You’ll need about 2 yards of fabric. I used a stretchy knit, but anything would work.
From your fabric cut:
1. a front panel that measures your front hip-to-hip measurement(across your front thighs, add an inch for ease if using non-stretchy fabric) by the length you want it.
2. a back panel that measures 1.5 X your back hip-to-hip measurement (across your bum) (so that measurement plus half that measurement) by the length you want it. Is that totally confusing? I can’t think of better way to explain it.
3. a front waistband that measures the same width as step #1, by 4″ high.

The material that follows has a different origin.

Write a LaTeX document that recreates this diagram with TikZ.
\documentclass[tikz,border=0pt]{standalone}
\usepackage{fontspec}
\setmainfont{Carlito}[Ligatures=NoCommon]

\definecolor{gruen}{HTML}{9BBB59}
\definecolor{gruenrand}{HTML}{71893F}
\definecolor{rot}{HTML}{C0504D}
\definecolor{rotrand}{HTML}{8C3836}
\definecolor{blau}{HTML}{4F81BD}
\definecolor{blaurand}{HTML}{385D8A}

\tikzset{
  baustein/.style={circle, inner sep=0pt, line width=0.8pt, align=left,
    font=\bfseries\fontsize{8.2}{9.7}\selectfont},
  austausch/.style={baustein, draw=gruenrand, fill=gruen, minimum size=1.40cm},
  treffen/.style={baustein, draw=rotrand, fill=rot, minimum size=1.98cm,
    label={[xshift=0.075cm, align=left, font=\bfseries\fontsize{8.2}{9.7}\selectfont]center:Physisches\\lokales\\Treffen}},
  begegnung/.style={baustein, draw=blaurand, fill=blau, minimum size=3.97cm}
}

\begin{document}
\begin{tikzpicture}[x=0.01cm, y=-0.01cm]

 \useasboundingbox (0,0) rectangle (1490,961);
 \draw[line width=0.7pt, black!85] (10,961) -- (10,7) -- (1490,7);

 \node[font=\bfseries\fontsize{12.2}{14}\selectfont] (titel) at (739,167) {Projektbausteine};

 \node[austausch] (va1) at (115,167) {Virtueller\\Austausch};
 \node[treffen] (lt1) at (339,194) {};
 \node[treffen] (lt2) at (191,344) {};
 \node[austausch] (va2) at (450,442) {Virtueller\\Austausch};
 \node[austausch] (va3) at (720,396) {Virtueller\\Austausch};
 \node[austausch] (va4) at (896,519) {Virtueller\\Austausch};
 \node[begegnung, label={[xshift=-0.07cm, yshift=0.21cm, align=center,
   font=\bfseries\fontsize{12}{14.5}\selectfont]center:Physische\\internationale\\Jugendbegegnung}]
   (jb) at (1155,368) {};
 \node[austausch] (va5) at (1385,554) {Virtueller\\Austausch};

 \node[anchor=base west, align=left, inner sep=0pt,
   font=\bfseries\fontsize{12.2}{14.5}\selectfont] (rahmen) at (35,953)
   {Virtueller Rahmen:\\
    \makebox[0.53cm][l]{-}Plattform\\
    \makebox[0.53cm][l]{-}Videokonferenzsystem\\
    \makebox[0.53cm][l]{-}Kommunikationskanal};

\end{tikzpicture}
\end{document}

4. a back waistband that measures the same width as step#2, by 4″ high.
5. a tie that measures, say, 2″ X 110″ (you’ll probably have to piece two strips together for that one). *note. I didn’t accommodate for any seam finishing here because my fabric was knit and didn’t need it. If you’re using fabric other than knit you’ll need to adjust this to make a tie that ends up 2″ X 110″.
Whip it up:
Sew raw edges together, leaving that marked portion open.

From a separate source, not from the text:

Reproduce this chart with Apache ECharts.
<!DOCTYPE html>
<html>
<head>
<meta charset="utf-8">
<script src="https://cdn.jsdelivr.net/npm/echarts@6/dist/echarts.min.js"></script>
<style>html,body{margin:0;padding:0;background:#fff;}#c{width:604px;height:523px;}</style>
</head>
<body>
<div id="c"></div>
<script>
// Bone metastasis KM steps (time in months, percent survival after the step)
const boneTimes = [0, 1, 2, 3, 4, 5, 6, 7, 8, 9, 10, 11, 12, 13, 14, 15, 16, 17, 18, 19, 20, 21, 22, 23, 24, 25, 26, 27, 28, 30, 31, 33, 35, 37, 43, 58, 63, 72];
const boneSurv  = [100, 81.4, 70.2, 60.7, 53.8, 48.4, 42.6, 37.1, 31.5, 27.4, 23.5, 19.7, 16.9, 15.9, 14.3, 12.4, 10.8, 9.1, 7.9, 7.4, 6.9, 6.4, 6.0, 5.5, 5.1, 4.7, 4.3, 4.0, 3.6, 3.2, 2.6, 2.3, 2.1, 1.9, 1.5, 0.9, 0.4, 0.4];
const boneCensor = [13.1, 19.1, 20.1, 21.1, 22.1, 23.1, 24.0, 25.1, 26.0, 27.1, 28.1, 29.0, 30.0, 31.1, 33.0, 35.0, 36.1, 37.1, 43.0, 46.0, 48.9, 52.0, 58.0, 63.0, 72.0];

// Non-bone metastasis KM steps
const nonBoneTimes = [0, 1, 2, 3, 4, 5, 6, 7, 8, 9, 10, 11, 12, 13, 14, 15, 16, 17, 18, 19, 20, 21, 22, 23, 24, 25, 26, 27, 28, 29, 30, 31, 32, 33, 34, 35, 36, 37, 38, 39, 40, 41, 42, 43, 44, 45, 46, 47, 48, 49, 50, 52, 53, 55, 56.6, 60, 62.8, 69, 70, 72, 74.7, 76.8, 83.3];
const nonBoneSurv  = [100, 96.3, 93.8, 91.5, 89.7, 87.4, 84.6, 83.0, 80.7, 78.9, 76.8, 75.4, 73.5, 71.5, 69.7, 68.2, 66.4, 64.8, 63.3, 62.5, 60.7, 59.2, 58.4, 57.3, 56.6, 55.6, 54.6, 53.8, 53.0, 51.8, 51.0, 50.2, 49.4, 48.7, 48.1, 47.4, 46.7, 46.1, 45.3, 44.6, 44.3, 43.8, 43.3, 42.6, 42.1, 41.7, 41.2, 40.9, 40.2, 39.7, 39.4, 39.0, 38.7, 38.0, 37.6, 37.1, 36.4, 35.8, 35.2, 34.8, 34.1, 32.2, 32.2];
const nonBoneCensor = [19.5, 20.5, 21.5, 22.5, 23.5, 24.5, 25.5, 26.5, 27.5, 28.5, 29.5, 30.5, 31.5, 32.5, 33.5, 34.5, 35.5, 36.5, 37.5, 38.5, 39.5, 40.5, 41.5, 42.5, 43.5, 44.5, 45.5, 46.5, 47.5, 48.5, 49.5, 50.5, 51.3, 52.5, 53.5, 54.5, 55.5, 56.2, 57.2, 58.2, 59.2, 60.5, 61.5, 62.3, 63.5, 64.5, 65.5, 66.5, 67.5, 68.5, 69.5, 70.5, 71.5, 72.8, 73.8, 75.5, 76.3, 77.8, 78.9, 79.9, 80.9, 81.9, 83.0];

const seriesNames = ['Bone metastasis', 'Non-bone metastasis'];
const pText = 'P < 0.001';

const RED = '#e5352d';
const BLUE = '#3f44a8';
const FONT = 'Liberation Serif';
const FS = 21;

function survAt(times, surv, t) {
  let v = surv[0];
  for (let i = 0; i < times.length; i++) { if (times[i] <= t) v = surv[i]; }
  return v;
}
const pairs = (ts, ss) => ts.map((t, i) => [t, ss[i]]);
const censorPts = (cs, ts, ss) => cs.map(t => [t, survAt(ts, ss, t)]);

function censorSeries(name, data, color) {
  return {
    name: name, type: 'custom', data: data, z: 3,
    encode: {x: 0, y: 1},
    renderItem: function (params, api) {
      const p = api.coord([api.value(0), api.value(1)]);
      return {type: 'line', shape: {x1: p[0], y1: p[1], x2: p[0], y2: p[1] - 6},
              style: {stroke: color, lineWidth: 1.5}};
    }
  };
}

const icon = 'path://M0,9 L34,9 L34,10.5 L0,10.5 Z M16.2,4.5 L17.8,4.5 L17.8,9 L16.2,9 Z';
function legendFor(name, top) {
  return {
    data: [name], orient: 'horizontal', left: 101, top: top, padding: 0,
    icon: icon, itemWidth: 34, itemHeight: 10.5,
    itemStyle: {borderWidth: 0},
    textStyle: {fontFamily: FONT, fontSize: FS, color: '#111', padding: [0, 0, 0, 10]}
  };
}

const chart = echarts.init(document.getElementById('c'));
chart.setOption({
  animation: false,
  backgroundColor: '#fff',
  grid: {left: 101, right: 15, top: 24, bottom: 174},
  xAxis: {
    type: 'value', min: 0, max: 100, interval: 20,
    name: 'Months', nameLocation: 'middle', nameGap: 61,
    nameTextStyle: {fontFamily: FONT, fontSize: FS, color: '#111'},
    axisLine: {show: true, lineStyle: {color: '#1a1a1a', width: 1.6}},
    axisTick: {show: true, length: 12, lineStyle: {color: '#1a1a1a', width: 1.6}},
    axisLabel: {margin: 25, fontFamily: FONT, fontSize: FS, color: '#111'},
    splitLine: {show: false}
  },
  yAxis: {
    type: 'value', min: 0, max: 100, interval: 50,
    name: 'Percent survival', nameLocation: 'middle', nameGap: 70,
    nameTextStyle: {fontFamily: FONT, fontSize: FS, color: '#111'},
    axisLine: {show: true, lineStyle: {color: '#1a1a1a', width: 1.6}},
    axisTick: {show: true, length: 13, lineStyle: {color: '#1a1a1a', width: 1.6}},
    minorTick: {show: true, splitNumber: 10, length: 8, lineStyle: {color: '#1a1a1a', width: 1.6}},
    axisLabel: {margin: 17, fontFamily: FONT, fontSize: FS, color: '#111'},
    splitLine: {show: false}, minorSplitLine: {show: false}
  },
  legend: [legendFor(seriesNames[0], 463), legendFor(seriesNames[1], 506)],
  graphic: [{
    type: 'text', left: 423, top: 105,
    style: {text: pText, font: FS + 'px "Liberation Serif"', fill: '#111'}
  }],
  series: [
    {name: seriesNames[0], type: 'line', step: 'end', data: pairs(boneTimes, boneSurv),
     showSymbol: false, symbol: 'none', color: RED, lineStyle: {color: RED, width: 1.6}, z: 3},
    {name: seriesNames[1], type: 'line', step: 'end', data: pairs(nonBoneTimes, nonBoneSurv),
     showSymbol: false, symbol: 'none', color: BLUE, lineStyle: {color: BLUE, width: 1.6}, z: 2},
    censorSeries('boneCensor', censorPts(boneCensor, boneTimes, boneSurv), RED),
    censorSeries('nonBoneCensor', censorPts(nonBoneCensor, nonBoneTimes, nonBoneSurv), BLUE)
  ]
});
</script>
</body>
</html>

Turn the edges of the opening under with a scant seam allowance and sew. Repeat on other side.
RST, sew front panel to back panel at side edges (no pic).
Make sure the openings on either side of the waistband are facing down, and touching the skirt panels; that way once you sew it and flip it up it will be on the outside. Follow?
Hem if you so desire. I didn’t because my knit fabric just rolls nicely at the bottom.
The beauty of this skirt is in it’s versatility. It can be worn in three different ways. Observe.
And it’s exceedingly comfortable.
PS do you like my bracelet that I paired with the skirt? My sister made this for out of a National Geographic magazine. My girl J says it’s really ugly but cool (kinda like my belly jelly–so ghastly, but I can’t resist playing with it. You do that too, right? Right??)
PPS don’t feel morally obligated to offer a generous comment about how I look simply because I bravely took photos of myself 4 weeks post-partum. I was sucking in.